Contigo - A Verbal Ofrenda for Dad
Contigo
Take in a breath. Suck it in, then blow it out. Feel it pass away on your lips, that wind that your spirit creates. Your inspiration, your aspirations. All here with you in the breath making your chest heave and your heart beat. Breath that makes you live.
Now, sing.
“Recuérdame….”
The Spanish form of “with you” is contigo. In Recuerdame, the Spanish version of the theme song Remember Me from Disney’s Coco, I’m struck by how poetic Contigo is. A single word, containing worlds, as Walt Whitman says.
Lafourcade sings, “Ahora me tenqo que ir mi amor,” - Listen, I have to go, my love.
“Contigo ya estare,” - With you I’ll always be, I shall be, the poetry of Spanish bringing a formality to the -are.
“You contigo siempre voy” - I, with you, shall always go.
Where you go, I’ll go, where you follow, I’ll follow. Your people shall be my people. In death, as in life. To bring in a little bit of Ruth.
I attend a church that does its best to be culturally inclusive. My fellow church member, Mikayla, who is Mexican American, told us that the members of her family let you celebrate someone in the moment, while they were still here with you. At a Dia+Halloween+Samhain event at church, she said this - “If you love someone, do it now. You can make a sugar skull for them now. You can celebrate them in life as well as after they’ve died.”
Her grandfather was ill when she said this; now I can relate.
I think of the bright colors of our altar for that day, a deep orange with black and so much white from bones and cabezas, a mishmash of Halloween and Dia decorations, bringing influences with it from European markers of liminality (witches and cats) to Aztec ancestor celebration (calaveras and cempasulchi marigolds), mine blending with my friends’ and my pastor’s. With one another, poised together, seeming to say, “and also with you,” only in a bit of a cackle instead of a reflexive clap.
The veil is something that the Celts and other Europeans brought with them to the Americas. A veil separating us from our departed loved ones. Two realms, estranged yet connected, thin=close around death times and the annual fall holy days.
Contigo, pregnant. Just like death was before dad passed beyond. His mother waiting beyond the veil, touching him almost, right there in the room with us. I wonder if it was a joyous occasion for her. Pregnant with love, with expectation, pregnant on our side, with grief and curiosity.
Contigo, no breath between words, you and me stuck together as we were in life.

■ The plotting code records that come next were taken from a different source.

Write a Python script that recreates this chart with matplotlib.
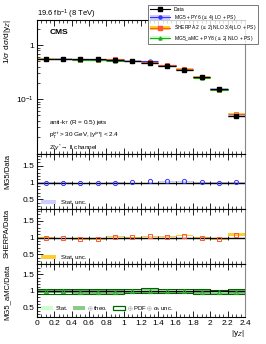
import numpy as np
import matplotlib.pyplot as plt
from matplotlib.patches import Patch, Rectangle
from matplotlib.lines import Line2D
from matplotlib.ticker import MultipleLocator, LogLocator, NullFormatter

# binning in |y_Z|
edges = np.round(np.arange(0, 2.41, 0.2), 2)
centers = 0.5 * (edges[:-1] + edges[1:])
halfw = 0.5 * np.diff(edges)

# normalised cross section (data)
data = [0.567, 0.565, 0.552, 0.548, 0.535, 0.506, 0.478, 0.414, 0.344, 0.259, 0.155, 0.049]
data_err = [0.006, 0.006, 0.006, 0.006, 0.006, 0.005, 0.005, 0.005, 0.004, 0.004, 0.003, 0.002]

# MC / data ratios
r_mg5 = [1.00, 1.00, 0.99, 0.99, 1.00, 1.02, 1.05, 1.04, 1.04, 1.01, 1.00, 1.01]
r_mg5_stat = [0.01] * 12
r_sherpa = [1.00, 0.98, 0.96, 0.96, 1.03, 1.01, 1.04, 1.03, 1.06, 1.00, 0.96, 1.09]
r_sherpa_stat = [0.015, 0.015, 0.02, 0.02, 0.015, 0.015, 0.02, 0.02, 0.02, 0.02, 0.02, 0.04]
r_amc = [0.98, 0.98, 0.97, 0.97, 0.97, 0.99, 1.00, 0.99, 0.99, 0.97, 0.96, 0.97]
r_amc_stat = [0.02] * 12
r_amc_theo = [0.06] * 12
r_amc_pdf = [0.07] * 12

c_mg5, c_mg5_band = '#3333ff', '#ccccff'
c_sh, c_sh_band = '#ff5533', '#ffcc33'
c_amc, c_amc_stat, c_amc_theo, c_amc_pdf = '#22aa22', '#ccffcc', '#88cc88', '#006600'

plt.rcParams['font.family'] = 'Liberation Sans'
plt.rcParams['mathtext.fontset'] = 'custom'
plt.rcParams['mathtext.rm'] = 'Liberation Sans'
plt.rcParams['mathtext.it'] = 'Liberation Sans:italic'

fig = plt.figure(figsize=(2.66, 3.44), dpi=100)
L, W = 0.139, 0.782
ax = fig.add_axes([L, 0.552, W, 0.391])
ax1 = fig.add_axes([L, 0.3915, W, 0.1605], sharex=ax)
ax2 = fig.add_axes([L, 0.2317, W, 0.1598], sharex=ax)
ax3 = fig.add_axes([L, 0.0776, W, 0.1541], sharex=ax)

data = np.array(data)
mc = [(data * np.array(r_mg5), c_mg5, 'o', c_mg5_band),
      (data * np.array(r_sherpa), c_sh, 's', c_sh_band),
      (data * np.array(r_amc), c_amc, '^', c_amc_stat)]
for vals, col, mk, band in mc:
    ax.bar(centers, 0.04 * vals, bottom=vals - 0.02 * vals, width=2 * halfw,
           color=band, lw=0)
    ax.errorbar(centers, vals, xerr=halfw, fmt=mk, color=col, ms=2.5, lw=0.8,
                mfc='none', mew=0.6, capsize=0)
ax.errorbar(centers, data, yerr=data_err, xerr=halfw, fmt='s', color='black',
            ms=2.5, lw=0.9, capsize=0)
ax.set_yscale('log')
ax.set_ylim(0.0095, 3.0)
ax.set_xlim(0, 2.4)
ax.yaxis.set_minor_locator(LogLocator(base=10, subs=np.arange(2, 10), numticks=10))
ax.yaxis.set_minor_formatter(NullFormatter())
ax.set_yticks([0.1, 1])
ax.set_yticklabels(['$10^{-1}$', '1'])
ax.tick_params(labelbottom=False)
ax.set_ylabel(r'1/$\sigma$ d$\sigma$/d|y$_Z$|', fontsize=6, loc='top')
ax.yaxis.set_label_coords(-0.115, 1.0)

fig.text(L, 0.953, r'19.6 fb$^{-1}$ (8 TeV)', fontsize=5.5)
ax.text(0.06, 0.93, 'CMS', transform=ax.transAxes, fontsize=6, fontweight='bold', va='top')
ax.text(0.06, 0.235, r'anti-k$_T$ (R = 0.5) jets', transform=ax.transAxes, fontsize=4.6, va='center')
ax.text(0.06, 0.14, r'p$_T^{jet}$ > 30 GeV, |y$^{jet}$| < 2.4', transform=ax.transAxes, fontsize=4.6, va='center')
ax.text(0.06, 0.045, r'Z/$\gamma^{*}\!\rightarrow$ ll channel', transform=ax.transAxes, fontsize=4.6, va='center')

h_data = Line2D([], [], color='black', marker='s', ms=2.2, lw=0.8)
h_mg5 = (Patch(color=c_mg5_band, lw=0), Line2D([], [], color=c_mg5, marker='o', ms=2.2, lw=0.8))
h_sh = (Patch(color=c_sh_band, lw=0), Line2D([], [], color=c_sh, marker='s', ms=2.2, lw=0.8))
h_amc = (Patch(color=c_amc_stat, lw=0), Line2D([], [], color=c_amc, marker='^', ms=2.2, lw=0.8))
leg = fig.legend([h_data, h_mg5, h_sh, h_amc],
                 ['Data', r'MG5 + PY6 ($\leq$ 4j LO + PS)',
                  r'SHERPA 2 ($\leq$ 2j NLO 3,4j LO + PS)',
                  r'MG5_aMC + PY8 ($\leq$ 2j NLO + PS)'],
                 loc='upper right', bbox_to_anchor=(0.97, 0.985), fontsize=3.6,
                 frameon=True, fancybox=False, edgecolor='#555555', borderpad=0.35,
                 labelspacing=0.25, handlelength=4.0, handleheight=0.9,
                 handletextpad=0.8, borderaxespad=0)
leg.get_frame().set_linewidth(0.7)

ratios = [(ax1, r_mg5, r_mg5_stat, c_mg5, c_mg5_band, 'o', 'MG5/Data'),
          (ax2, r_sherpa, r_sherpa_stat, c_sh, c_sh_band, 's', 'SHERPA/Data'),
          (ax3, r_amc, r_amc_stat, c_amc, c_amc_stat, '^', 'MG5_aMC/Data')]
for a, r, st, col, band, mk, lab in ratios:
    r = np.array(r)
    st = np.array(st)
    if a is ax3:
        for i in range(len(centers)):
            a.add_patch(Rectangle((edges[i], r[i] - r_amc_theo[i]), 2 * halfw[i],
                                  2 * r_amc_theo[i], color=c_amc_theo, lw=0))
            a.add_patch(Rectangle((edges[i], r[i] - r_amc_pdf[i]), 2 * halfw[i],
                                  2 * r_amc_pdf[i], fill=False, ec=c_amc_pdf, lw=0.8))
    a.bar(centers, 2 * st, bottom=r - st, width=2 * halfw, color=band, lw=0)
    a.axhline(1, color='black', lw=1.0)
    a.plot(edges[1:-1], np.ones(len(edges) - 2), '|', color='black', ms=3, mew=0.6)
    a.plot(centers, r, mk, color=col, ms=3, mfc='none', mew=0.7)
    a.set_ylim(0.2, 1.85)
    a.set_yticks([0.5, 1, 1.5])
    a.set_yticklabels(['0.5', '1', '1.5'])
    a.yaxis.set_minor_locator(MultipleLocator(0.1))
    a.set_ylabel(lab, fontsize=5.5, loc='top')
    a.yaxis.set_label_coords(-0.125, 1.0)
    if a is not ax3:
        a.tick_params(labelbottom=False)
ax3.set_ylim(0.2, 1.8)

ax1.legend([Patch(color=c_mg5_band, lw=0)], ['Stat. unc.'], loc='lower left',
           fontsize=4.3, frameon=False, handlelength=2.5, borderaxespad=0.3)
ax2.legend([Patch(color=c_sh_band, lw=0)], ['Stat. unc.'], loc='lower left',
           fontsize=4.3, frameon=False, handlelength=2.5, borderaxespad=0.3)
ax3.legend([Patch(color=c_amc_stat, lw=0), Patch(color=c_amc_theo, lw=0),
            Patch(fill=False, ec=c_amc_pdf, lw=0.9)],
           ['Stat.', r'$\oplus$ theo.', r'$\oplus$ PDF $\oplus$ $\alpha_s$ unc.'],
           loc='lower left', ncol=3, fontsize=4.3, frameon=False, handlelength=2.0,
           handletextpad=0.4, columnspacing=0.8, borderaxespad=0.3)

ax3.xaxis.set_minor_locator(MultipleLocator(0.05))
ax3.set_xticks(edges)
ax3.set_xticklabels([f'{e:g}' for e in edges])
ax3.set_xlabel('|y$_Z$|', fontsize=6, loc='right', labelpad=1)

for a in (ax, ax1, ax2, ax3):
    a.tick_params(which='both', direction='in', top=True, labelsize=6, pad=2)
    a.tick_params(which='major', length=4, width=0.6)
    a.tick_params(which='minor', length=2, width=0.5)
    for s in a.spines.values():
        s.set_linewidth(0.8)
    a.spines['right'].set_color('#888888')

fig.savefig('out.png', dpi=100)
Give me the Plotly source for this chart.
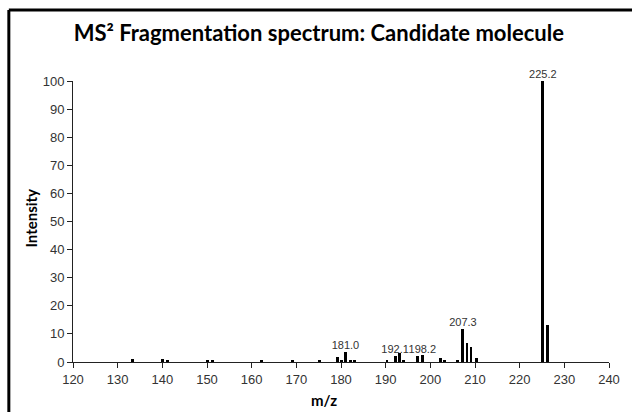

Dad and I were a pair. He was my father, yes, but he was so much more than that. A model of how to live a good life, he tipped a truck driver from his old neighborhood $100 as he drove us back to town after dad’s old Mirage died after a Harry Connick Jr. concert at the Berkeley Bowl. The guy had lived differently, a whole other life, but, my dad, social worker that he was, said that they had lived parallel to each other. Connected by the gauzy threads of a common origin. A veil?
Remember me has “in my arms again,” and as far as I can tell, Contigo suffices in Recuerdame.
Dad and contigo. Dad and me. We combined our travel photos from the Grand Canyon and the Eastern side of the Sierras when I was a young thing, barely 11 or 12. You couldn’t tell them apart, unless you looked hard. Dad’s were better, mine were salvaged from the best of my shiny photo-paper rolls. But in the end, that was our trip: contigo.
Our relationship was a contigo. Even at the very end, he shared his visions of death with me and Geoff intimately, like a contigo. We, or rather I, didn’t realize how family-centered he was until afterwards. Contigo with all of us, contigo with his work friends, contigo with Buddhism and the world.
I remember playing “if it be your will” during a journey, in southern Idaho, to a Tibetan peace garden. My camera turned off on its own, and he and I walked together but apart, a contigo contemplating the fragile and fleeting nature of this realm.
I’ll miss that contigo. Dad was the first great love of my life and I’ve got him to thank for how to live. How to love. I’m not perfect, and my history has pain like anyone else, but the sharing everything and the communion, the contigo, is with me now. As it ever will be.
It’s like the Stockton Rocks painted rock that an Uber driver gave me before he died. Two black palm trees against a deep pink sunset, with white dots like chakra stones, entwined. That’s how I’ll remember dad. In a way it’s going to be hard to find someone to replace him because he’s irreplaceable. I have my pastor-dad, and I have a few male friends. But maybe I’ll always be entwined with dad in some ways, and maybe it’s meant to be.
Contigo ever and always with me, dad. Yes you shall be.